We expect Middle East carriers to follow the trend of declining profitability - from a $900 million profit in 2010 to $300 million in 2012. But the story for this region is growth. In 2004, MENA carriers accounted for less than 7% of international traffic. Today it is over 11%. The double-digit growth of Middle East carriers over the last years has fuelled this expansion, which will continue in future years too. One of the challenges is handling that growth efficiently. Etihad and Abu Dhabi International airport are a great example of cooperation to deliver efficiency.

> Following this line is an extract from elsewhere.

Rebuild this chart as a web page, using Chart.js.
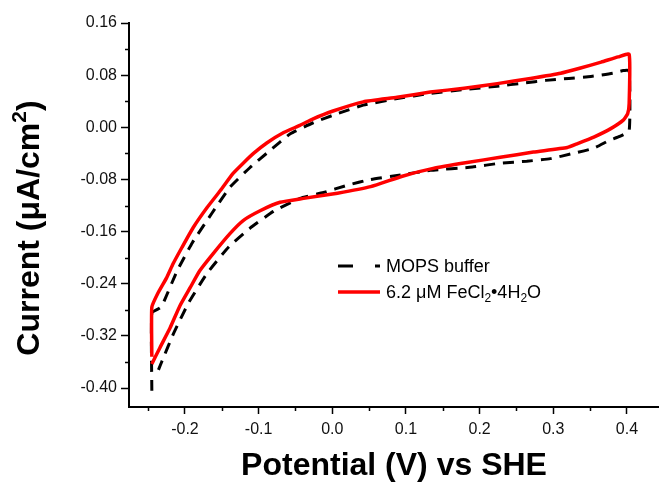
<!DOCTYPE html>
<html>
<head>
<meta charset="utf-8">
<script src="https://cdn.jsdelivr.net/npm/chart.js@4.4.1/dist/chart.umd.min.js"></script>
<style>
  html, body { margin: 0; padding: 0; background: #fff; }
  canvas { display: block; }
</style>
</head>
<body>
<canvas id="graph" width="659" height="484"></canvas>
<script>
// MOPS buffer scan: potential (V vs SHE) and current (uA/cm2)
const mopsV = [-0.245, -0.245, -0.234, -0.230, -0.211, -0.190, -0.163, -0.139, -0.112, -0.084,
    -0.057, -0.026, 0.007, 0.042, 0.088, 0.133, 0.179, 0.224, 0.260, 0.290,
    0.321, 0.351, 0.381, 0.395, 0.403, 0.403, 0.390, 0.376, 0.355, 0.327,
    0.296, 0.264, 0.228, 0.190, 0.133, 0.088, 0.052, 0.020, -0.012, -0.044,
    -0.080, -0.112, -0.141, -0.170, -0.195, -0.215, -0.231, -0.236];
const mopsI = [-0.404, -0.285, -0.277, -0.271, -0.221, -0.177, -0.131, -0.092, -0.062, -0.035,
    -0.010, 0.007, 0.021, 0.034, 0.044, 0.052, 0.058, 0.063, 0.068, 0.072,
    0.075, 0.078, 0.083, 0.087, 0.087, -0.005, -0.014, -0.020, -0.032, -0.040,
    -0.048, -0.052, -0.055, -0.061, -0.066, -0.074, -0.080, -0.089, -0.100, -0.109,
    -0.129, -0.155, -0.184, -0.224, -0.269, -0.315, -0.358, -0.372];

// 6.2 uM FeCl2 scan
const feV = [-0.245, -0.245, -0.237, -0.225, -0.216, -0.204, -0.189, -0.170, -0.152, -0.135,
    -0.121, -0.107, -0.089, -0.066, -0.044, -0.026, 0.001, 0.042, 0.088, 0.133,
    0.179, 0.224, 0.269, 0.310, 0.337, 0.365, 0.388, 0.403, 0.403, 0.401,
    0.395, 0.378, 0.355, 0.333, 0.319, 0.273, 0.228, 0.183, 0.137, 0.095,
    0.052, 0.007, -0.039, -0.071, -0.098, -0.121, -0.139, -0.162, -0.180, -0.193,
    -0.207, -0.220, -0.234, -0.245];
const feI = [-0.352, -0.276, -0.255, -0.231, -0.209, -0.184, -0.154, -0.123, -0.097, -0.071,
    -0.055, -0.040, -0.024, -0.008, 0.003, 0.013, 0.025, 0.039, 0.046, 0.054,
    0.060, 0.067, 0.075, 0.083, 0.091, 0.100, 0.108, 0.112, 0.037, 0.021,
    0.011, -0.002, -0.015, -0.025, -0.031, -0.038, -0.046, -0.054, -0.063, -0.075,
    -0.091, -0.101, -0.109, -0.115, -0.128, -0.143, -0.163, -0.194, -0.220, -0.246,
    -0.274, -0.307, -0.338, -0.363];

// axis ticks
const xTicks = [-0.2, -0.1, 0.0, 0.1, 0.2, 0.3, 0.4];
const xMinorTicks = [-0.25, -0.15, -0.05, 0.05, 0.15, 0.25, 0.35];
const yTicks = [-0.40, -0.32, -0.24, -0.16, -0.08, 0.00, 0.08, 0.16];
const yMinorTicks = [-0.36, -0.28, -0.20, -0.12, -0.04, 0.04, 0.12];

const FONT = 'Liberation Sans, Arial, sans-serif';

const toPoints = (xs, ys) => xs.map((x, i) => ({ x: x, y: ys[i] }));

// short ticks between the labelled ones, y-axis title and the legend box
const extras = {
    id: 'extras',
    afterDraw(chart) {
        const ctx = chart.ctx;
        const xs = chart.scales.x;
        const ys = chart.scales.y;
        const area = chart.chartArea;

        ctx.save();
        ctx.strokeStyle = '#000';
        ctx.lineWidth = 1.5;
        ctx.beginPath();
        xMinorTicks.forEach(v => {
            const px = Math.round(xs.getPixelForValue(v)) + 0.5;
            ctx.moveTo(px, area.bottom);
            ctx.lineTo(px, area.bottom + 4);
        });
        yMinorTicks.forEach(v => {
            const py = Math.round(ys.getPixelForValue(v)) + 0.5;
            ctx.moveTo(area.left, py);
            ctx.lineTo(area.left - 4, py);
        });
        ctx.stroke();

        // y title with superscript
        ctx.fillStyle = '#000';
        ctx.translate(30, 228);
        ctx.rotate(-Math.PI / 2);
        ctx.textBaseline = 'middle';
        const main = 'Current (\u03bcA/cm';
        ctx.font = 'bold 32px ' + FONT;
        const w1 = ctx.measureText(main).width;
        ctx.font = 'bold 21px ' + FONT;
        const w2 = ctx.measureText('2').width;
        ctx.font = 'bold 32px ' + FONT;
        const w3 = ctx.measureText(')').width;
        let x0 = -(w1 + w2 + w3) / 2;
        ctx.textAlign = 'left';
        ctx.fillText(main, x0, 0);
        ctx.font = 'bold 21px ' + FONT;
        ctx.fillText('2', x0 + w1, -10);
        ctx.font = 'bold 32px ' + FONT;
        ctx.fillText(')', x0 + w1 + w2, 0);
        ctx.restore();

        // legend
        ctx.save();
        ctx.lineWidth = 3;
        ctx.strokeStyle = '#000';
        ctx.setLineDash([15, 22]);
        ctx.beginPath();
        ctx.moveTo(338, 266);
        ctx.lineTo(380, 266);
        ctx.stroke();
        ctx.setLineDash([]);
        ctx.strokeStyle = '#ff0000';
        ctx.lineWidth = 3.5;
        ctx.beginPath();
        ctx.moveTo(338, 292);
        ctx.lineTo(380, 292);
        ctx.stroke();

        ctx.fillStyle = '#000';
        ctx.textBaseline = 'middle';
        ctx.textAlign = 'left';
        ctx.font = '18px ' + FONT;
        ctx.fillText('MOPS buffer', 386, 267);

        // 6.2 uM FeCl2.4H2O with subscripts
        const parts = [['6.2 \u03bcM FeCl', false], ['2', true], ['\u20224H', false], ['2', true], ['O', false]];
        let tx = 386;
        parts.forEach(([txt, sub]) => {
            ctx.font = (sub ? '12px ' : '18px ') + FONT;
            ctx.fillText(txt, tx, sub ? 299 : 293);
            tx += ctx.measureText(txt).width;
        });
        ctx.restore();
    }
};

const ctx = document.getElementById('graph').getContext('2d');
new Chart(ctx, {
    type: 'scatter',
    data: {
        datasets: [{
            label: 'MOPS buffer',
            data: toPoints(mopsV, mopsI),
            showLine: true,
            borderColor: '#000',
            borderWidth: 3,
            borderDash: [11, 8],
            pointRadius: 0,
            tension: 0.15,
            order: 2
        }, {
            label: '6.2 \u03bcM FeCl2\u20224H2O',
            data: toPoints(feV, feI),
            showLine: true,
            borderColor: '#ff0000',
            borderWidth: 3.5,
            pointRadius: 0,
            tension: 0.15,
            order: 1
        }]
    },
    options: {
        responsive: false,
        animation: false,
        layout: { padding: { top: 23, right: 0, bottom: 0, left: 0 } },
        plugins: {
            legend: { display: false },
            tooltip: { enabled: false }
        },
        scales: {
            x: {
                type: 'linear',
                min: -0.276,
                max: 0.4435,
                afterBuildTicks: scale => { scale.ticks = xTicks.map(v => ({ value: v })); },
                afterFit: scale => { scale.height = 77; },
                grid: { drawOnChartArea: false, drawTicks: true, tickLength: 7, tickWidth: 1.5, color: '#000' },
                border: { display: true, color: '#000', width: 2 },
                ticks: {
                    padding: 6,
                    color: '#111',
                    font: { family: FONT, size: 16 },
                    callback: v => v.toFixed(1)
                },
                title: {
                    display: true,
                    text: 'Potential (V) vs SHE',
                    color: '#000',
                    font: { family: FONT, size: 32, weight: 'bold', lineHeight: 1 },
                    padding: { top: 0, bottom: 2 }
                }
            },
            y: {
                type: 'linear',
                min: -0.429,
                max: 0.16,
                afterBuildTicks: scale => { scale.ticks = yTicks.map(v => ({ value: v })); },
                afterFit: scale => { scale.width = 129; },
                grid: { drawOnChartArea: false, drawTicks: true, tickLength: 8, tickWidth: 1.5, color: '#000' },
                border: { display: true, color: '#000', width: 2 },
                ticks: {
                    padding: 4,
                    color: '#111',
                    font: { family: FONT, size: 16 },
                    callback: v => v.toFixed(2)
                }
            }
        }
    },
    plugins: [extras]
});
</script>
</body>
</html>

Working together, they are among the first six airport-airline pairs to implement all six self-service options in IATA’s Fast Travel initiative - check-in, baggage tagging, document check, flight re-booking, self-boarding, and baggage recovery. Another example is Emirates, which tops the charts of airlines implementing e-freight. Nearly 37% of their eligible freight shipments take advantage of the more efficient e-freight process. Both show that this region is a leader in adopting global best practices to prepare for the future.
Another challenge is infrastructure. Airports have ambitious expansion plans, but I am concerned about potential bottlenecks in the sky. In the Bahrain, the Emirates and Muscat Flight Information Regions, movements are growing by 11% annually. This is made more complex by a growing dimension to the region’s traffic. Traditionally traffic flows have been north-south, but now east-west movements are growing in volume. This growth must be accommodated in just 40% of the airspace permanently accessible to aviation, whilst the rest is under military control and under restricted access or off-limits to civilian aircraft.
Cooperation in a coherent regional approach is needed to manage growth safely and efficiently. There are three priorities: more route options, harmonisation of technology and operations, and flexible use of airspace in cooperation with the military. We are supporting CANSO’s Middle East Regional Airspace Review to provide sustainable air traffic management solutions for the short, medium and long-term. And under the acronym MEAUSE for Middle East Airspace Users and Stakeholder Engagement, we are working to link governments, suppliers, ANSPs, the military, airlines and airports to ensure alignment of air navigation and airport investment plans with the needs of the airspace users - both civil and military. We all have high expectations that this approach will clear bottlenecks and ensure that airspace capabilities keep pace with the region’s growth.